HPV vaccination program brings dramatic turnaround
Genital warts have all but disappeared in young heterosexual Australians as the result of the national HPV (human papilloma virus) vaccination program, according to research based on surveillance data from the Melbourne Sexual Health Centre.
This dramatic turnaround within just four years points to the strong likelihood that HPV-related cancers will in future also become much rarer, according to the Melbourne School of Population and Global Health’s Professor Christopher Fairley. Professor Fairley is Director of both the Centre and School’s Sexual Health Unit, which is situated within the Centre.
“It is unprecedented for a sexually transmitted infection that is as common as genital warts to disappear so quickly,” Professor Fairley said. “The HPV vaccine program is pioneering for Australia and internationally – and no country in the world has seen a reduction in warts as dramatic as this.”
In a world first for a preventative health program targeting sexually transmitted infections (STIs), in April 2007 Australia began vaccinating young females aged 12 to 27 against HPV genotypes 6, 11, 16 and 18, using Gardasil. In a paper published in the British journal, Sexually Transmitted Infections, the study’s researchers reported that only four cases of genital warts occurred in women aged under 21 years from 1 July 2010 to 30 June 2011, compared with up to 66 cases per year before July 2007, the year the vaccination program started.
Comparing two 12-month periods of 2007-2008 and 2010-2011, the percentage of patients seen at the Melbourne Sexual Health Centre with genital warts declined in women aged under 21 from 18.6 per cent to 1.9 per cent.
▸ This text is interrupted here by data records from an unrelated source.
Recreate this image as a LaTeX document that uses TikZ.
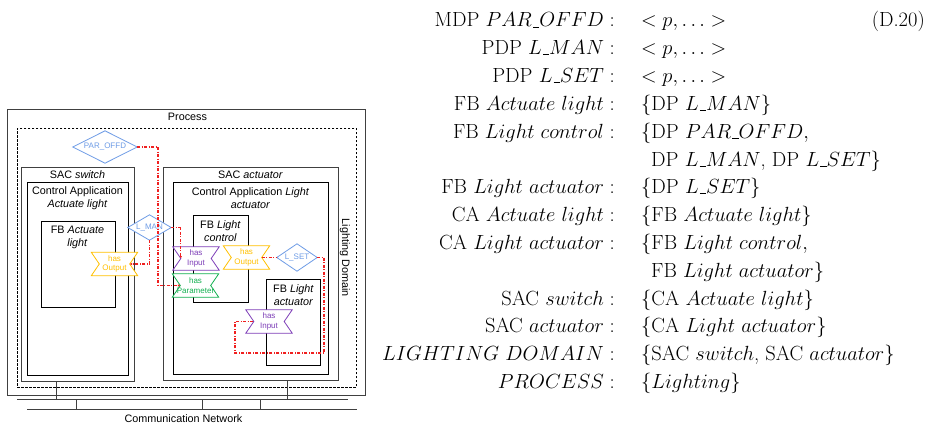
\documentclass[tikz,border=0pt]{standalone}
\usepackage{fix-cm}
\usepackage{fontspec}
\newfontfamily\diagfont{Liberation Sans}
\usetikzlibrary{arrows.meta,calc}
\definecolor{dblue}{HTML}{6E9CE6}
\definecolor{dyellow}{HTML}{FFC000}
\definecolor{dpurple}{HTML}{7E3FB8}
\definecolor{dgreen}{HTML}{12B050}
\definecolor{dred}{HTML}{F02020}
\newcommand\usc{\mbox{\kern.06em\vbox{\hrule width.3em}}}
\tikzset{
  outerbox/.style={draw=black!75, line width=1.1pt},
  innerbox/.style={draw=black, line width=0.9pt},
  dashbox/.style={draw=black, line width=0.8pt, dash pattern=on 2.5pt off 1.5pt},
  netline/.style={draw=black!75, line width=1pt},
  redline/.style={draw=dred, line width=1.3pt, dash pattern=on 3pt off 1.5pt on 1pt off 1.5pt},
  redtip/.style={-{Latex[length=2.5pt,width=2.5pt]}},
  lbl/.style={font=\diagfont\fontsize{10.8}{13}\selectfont, inner sep=0pt, align=center},
  small/.style={font=\diagfont\fontsize{8}{9.5}\selectfont, inner sep=0pt, align=center},
  eq/.style={font=\fontsize{20.5}{24}\selectfont, inner sep=0pt},
}
\newcommand\mkbox[6]{\node[#6, inner sep=0pt, minimum width={#4-#2}, minimum height={#5-#3}, anchor=north west] (#1) at (#2,#3) {};}
\newcommand\tienode[5]{%
  \path node[inner sep=0pt, minimum width=46, minimum height=23] (#1) at (#2,#3) {};
  \path[draw=#4, fill=white, line width=0.8pt] (#1.north west) -- (#1.north east) -- ($(#1.east)+(-8,0)$) -- (#1.south east) -- (#1.south west) -- ($(#1.west)+(8,0)$) -- cycle;
  \coordinate (#1-l) at ($(#1.west)+(8,0)$);
  \coordinate (#1-r) at ($(#1.east)+(-8,0)$);
  \node[small, text=#4] (#1-t) at (#1) {#5};}
\newcommand\dianode[6]{%
  \path node[inner sep=0pt, minimum width=#4, minimum height=#5] (#1) at (#2,#3) {};
  \path[draw=dblue, fill=white, line width=0.8pt] (#1.north) -- (#1.east) -- (#1.south) -- (#1.west) -- cycle;
  \node[small, text=dblue] (#1-t) at (#1) {#6};}
\begin{document}
\begin{tikzpicture}[x=1pt,y=-1pt]
\useasboundingbox (0,0) rectangle (928,425);
% boxes
\mkbox{process}{7}{109}{365}{395}{outerbox}
\mkbox{domain}{17}{128}{356}{387}{dashbox}
\mkbox{sacsw}{21}{167}{134}{381}{outerbox}
\mkbox{casw}{27}{182}{128}{375}{innerbox}
\mkbox{fbsw}{41}{221}{115}{307}{innerbox}
\mkbox{sacact}{163}{167}{338}{380}{outerbox}
\mkbox{caact}{173}{182}{328}{374}{innerbox}
\mkbox{fbctl}{193}{215}{248}{302}{innerbox}
\mkbox{fbact}{266}{279}{320}{365}{innerbox}
% titles
\node[lbl] (tprocess) at (187.5,117) {Process};
\node[lbl] (tsacsw) at (77.5,175) {SAC \textit{switch}};
\node[lbl] (tcasw) at (77.5,198) {Control Application\\\textit{Actuate light}};
\node[lbl] (tfbsw) at (77.5,237) {FB \textit{Actuate}\\\textit{light}};
\node[lbl] (tsacact) at (250.5,175) {SAC \textit{actuator}};
\node[lbl] (tcaact) at (250.5,198) {Control Application \textit{Light}\\\textit{actuator}};
\node[lbl] (tfbctl) at (220.5,231) {FB \textit{Light}\\\textit{control}};
\node[lbl] (tfbact) at (293.5,295) {FB \textit{Light}\\\textit{actuator}};
\node[lbl, rotate=-90] (tdomain) at (345,258) {Lighting Domain};
% network
\coordinate (b1w) at (17,399); \coordinate (b1e) at (348,399);
\coordinate (b2w) at (27,409); \coordinate (b2e) at (357,409);
\draw[netline] (b1w) -- (b1e);
\draw[netline] (b2w) -- (b2e);
\coordinate (d1) at (56,399); \coordinate (d2) at (287,399);
\draw[netline] (d1 |- sacsw.south) -- (d1);
\draw[netline] (d2 |- sacact.south) -- (d2);
\coordinate (t1) at (76,409); \coordinate (t2) at (202,409); \coordinate (t3) at (260,409);
\draw[netline] (t1 |- b1w) -- (t1);
\draw[netline] (t2 |- b1w) -- (t2);
\draw[netline] (t3 |- b1w) -- (t3);
\node[lbl] (tnet) at (183.5,419) {Communication Network};
% shapes
\dianode{parof}{105}{147}{64}{32}{PAR\_OFFD}
\dianode{lman}{149.5}{227.5}{43}{25}{L\_MAN}
\dianode{lset}{297}{257.5}{40}{27}{L\_SET}
\tienode{hout1}{114.5}{264}{dyellow}{has\\Output}
\tienode{hin1}{196}{258.5}{dpurple}{has\\Input}
\tienode{hpar}{195.5}{285.5}{dgreen}{has\\Parameter}
\tienode{hout2}{246.5}{257.5}{dyellow}{has\\Output}
\tienode{hin2}{269}{321.5}{dpurple}{has\\Input}
% red connectors
\coordinate (k1) at (158,147);
\draw[redline, redtip] (parof.east) -- (k1) |- (hpar-l);
\draw[redline, redtip] (lman.south) |- (hout1-r);
\draw[redline, redtip] (lman.east) -| (hin1-l);
\draw[redline] (hout2-r) -- (lset.west);
\coordinate (k2) at (324,353); \coordinate (k3) at (235,353);
\draw[redline] (lset.east) -| (k2) -- (k3) |- (hin2-l);
% equations
\node[eq, anchor=base east] (l1) at (615,27) {MDP $PAR\usc OFFD:$};
\node[eq, anchor=base west] (r1) at (641,27) {$<p,\ldots>$};
\node[eq, anchor=base east] (eqno) at (925,27) {(D.20)};
\node[eq, anchor=base east] (l2) at (615,54.8) {PDP $L\usc MAN:$};
\node[eq, anchor=base west] (r2) at (641,54.8) {$<p,\ldots>$};
\node[eq, anchor=base east] (l3) at (615,82.6) {PDP $L\usc SET:$};
\node[eq, anchor=base west] (r3) at (641,82.6) {$<p,\ldots>$};
\node[eq, anchor=base east] (l4) at (615,110.4) {FB $Actuate\ light:$};
\node[eq, anchor=base west] (r4) at (641,110.4) {$\{$DP $L\usc MAN\}$};
\node[eq, anchor=base east] (l5) at (615,138.2) {FB $Light\ control:$};
\node[eq, anchor=base west] (r5) at (641,138.2) {$\{$DP $PAR\usc OFFD,$};
\node[eq, anchor=base west] (r6) at (651,166) {DP $L\usc MAN$, DP $L\usc SET\}$};
\node[eq, anchor=base east] (l7) at (615,193.8) {FB $Light\ actuator:$};
\node[eq, anchor=base west] (r7) at (641,193.8) {$\{$DP $L\usc SET\}$};
\node[eq, anchor=base east] (l8) at (615,221.6) {CA $Actuate\ light:$};
\node[eq, anchor=base west] (r8) at (641,221.6) {$\{$FB $Actuate\ light\}$};
\node[eq, anchor=base east] (l9) at (615,249.4) {CA $Light\ actuator:$};
\node[eq, anchor=base west] (r9) at (641,249.4) {$\{$FB $Light\ control,$};
\node[eq, anchor=base west] (r10) at (651,277.2) {FB $Light\ actuator\}$};
\node[eq, anchor=base east] (l11) at (615,305) {SAC $switch:$};
\node[eq, anchor=base west] (r11) at (641,305) {$\{$CA $Actuate\ light\}$};
\node[eq, anchor=base east] (l12) at (615,332.8) {SAC $actuator:$};
\node[eq, anchor=base west] (r12) at (641,332.8) {$\{$CA $Light\ actuator\}$};
\node[eq, anchor=base east] (l13) at (615,360.6) {$LIGHTING\ DOMAIN:$};
\node[eq, anchor=base west] (r13) at (641,360.6) {$\{$SAC $switch$, SAC $actuator\}$};
\node[eq, anchor=base east] (l14) at (615,388.4) {$PROCESS:$};
\node[eq, anchor=base west] (r14) at (641,388.4) {$\{Lighting\}$};
\end{tikzpicture}
\end{document}
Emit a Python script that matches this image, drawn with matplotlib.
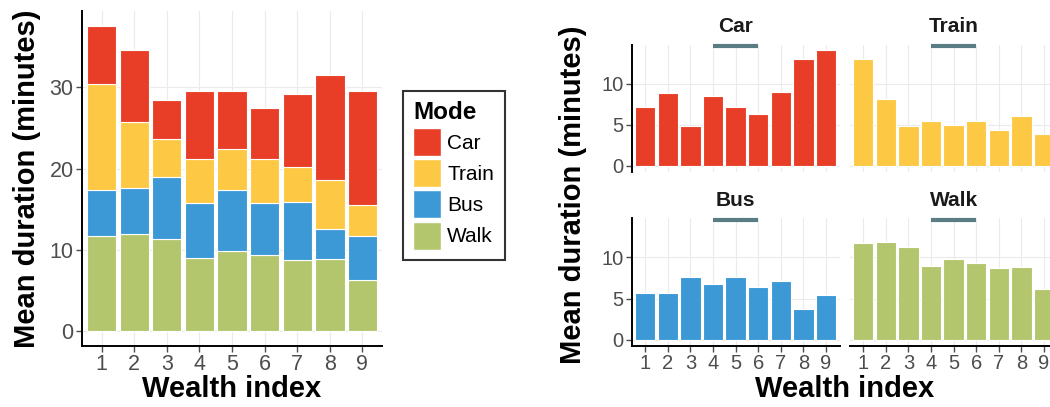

In heterosexual men aged under 21, genital warts declined from 22.9 per cent to 2.9 per cent.
Factors that contributed to the study’s results included access to very good surveillance data gathered by the centre, which saw 52,454 new patients between July 2004 and June 2011, Professor Fairley said. Australia also introduced the vaccine before other countries and achieved high vaccine coverage compared to other countries. “Some other countries introduced the vaccine for school age children but Australia was different in having a catch-up program up to age 26 in women. This meant a whole population of women between school age and 26 were offered the vaccine free of charge.”
Why was the vaccination program so effective? “It was well funded, well designed, well coordinated and it had broad public appeal,” he said. Its outstanding success had a range of significant health benefits. “Firstly, genital warts are already becoming a rare infection in young people. Genital warts are an unpleasant condition associated with significant morbidity. That result is terrific for young Australians,” he said.
“Because the vaccine has other strains in it, young women will no longer get nearly as many cervical abnormalities and so many fewer women will need treatment for abnormal pap smears. We’ve already seen a dramatic decline in women under 18 with high-grade abnormalities.
“Even more importantly but in the longer term, these results suggest the cancer-causing strains of HPV – that is 16 and 18 – will be rare in these young people. That means HPV-related cancers, including cervical cancer, vulval cancer, anal cancer, throat cancer and penile cancer, will become much less common over the next 20 to 30 years.”
Professor Fairley hopes to see the vaccine program extended to young men as well, with the aim of protecting gay men from the HPV-related cancers that affect them: anal cancer and throat cancer.
There was no chance that the vaccine’s success would dent business at the Melbourne Sexual Health Centre. “We have many more people coming here than we can deal with but it does mean the clinic is freed up to treat many others in need,” he said. “It’s a tremendous efficiency gain for sexual health services around the country.”